With pay-per-meeting nothing stays but records in a calendar. With the third way an asset stays. Everything built along the way passes into the client's ownership. The bases with their segmentation and conversation history. The reconstructed communication pattern that works on this market. The qualification criteria. The tool configuration. The description of procedures. The firm did not rent a result for a moment. It built a lasting capability that stays with it when the external team leaves.
That changes the nature of the whole spend. Pay-per-meeting is a cost that disappears together with the calendar. The third way is an investment in a capability that stays. For a finance director these are not the same line, even if at first glance the numbers look similar.
How long it takes and what measures it
The question of pace remains, because the board rightly asks not only "whether" but "when". Here the numbers are concrete. From the audit to the first qualified conversation usually no more than six weeks pass. Building and validating the whole system usually takes three to four months. This is not a project for years. It is a quarter, after which you can see whether the setup works.

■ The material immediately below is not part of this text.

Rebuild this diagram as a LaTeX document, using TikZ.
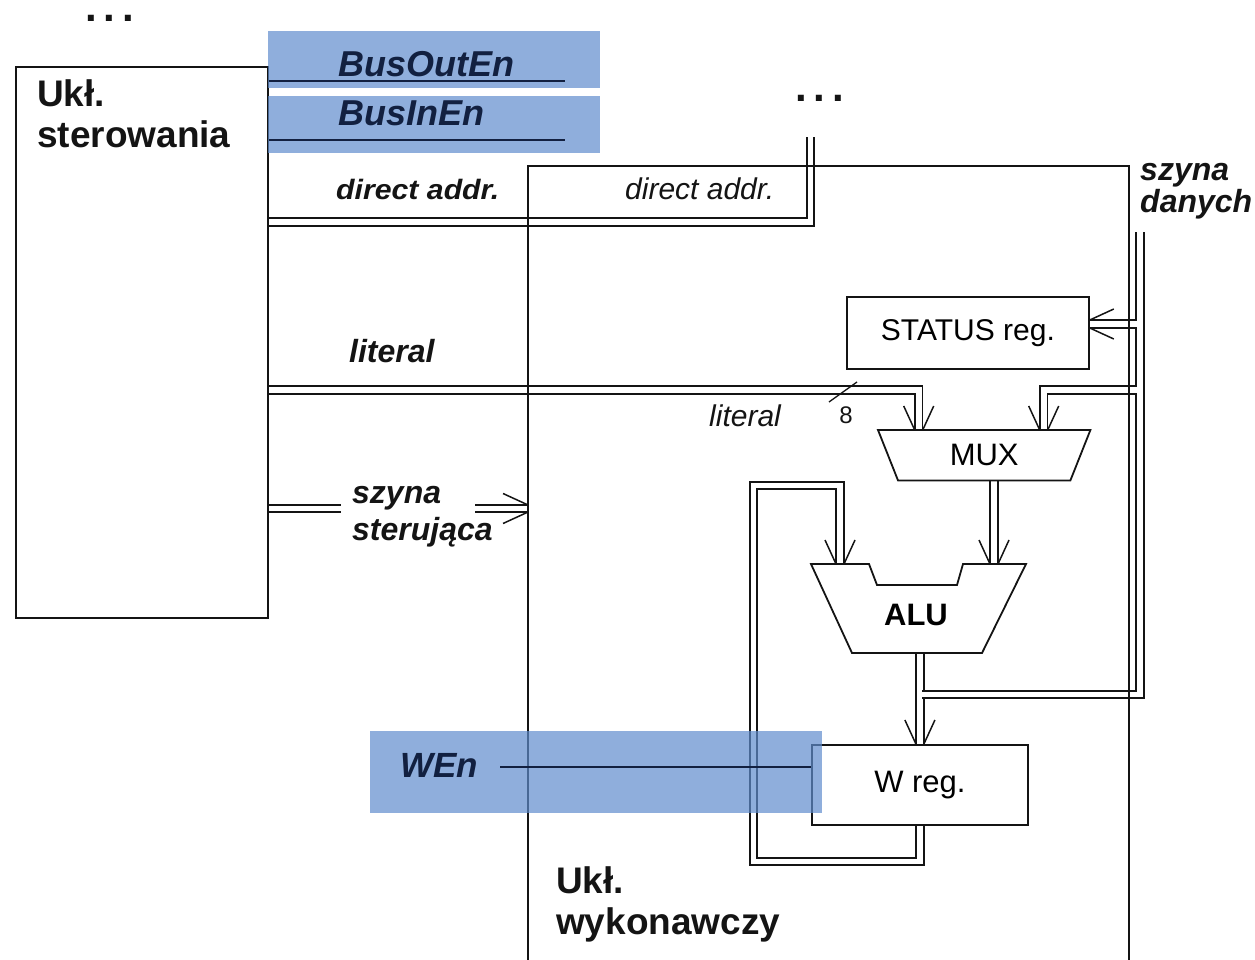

The principle itself is not a hypothesis. Across more than 500 qualified conversations with decision-makers and a pipeline worth more than 10 million EUR, you can see that separating the roles is not a theory from a slide, but a way of working that can be repeated. The numbers say one thing: when winning conversations is separated from closing, the most expensive people in the firm get back their time for work that someone signs a contract for.
A question to do the maths on in your own firm
The point of this piece is not to talk anyone into a particular service. It is one thought worth taking with you: the 360° model looks like the cheapest, because it fits inside one role, while in reality it is the most expensive, because its cost has spread so wide that it stopped being visible. Another hire fixes nothing here, because the problem is not the number of people, but the structure of their work.
So it is worth sitting down and doing the maths on one thing. What does an hour really cost the firm in which the best rep builds a list instead of talking to a decision-maker ready to buy? If that number is higher than is comfortable to admit, the question is no longer whether to do something about it, but how long the firm can still afford to do nothing.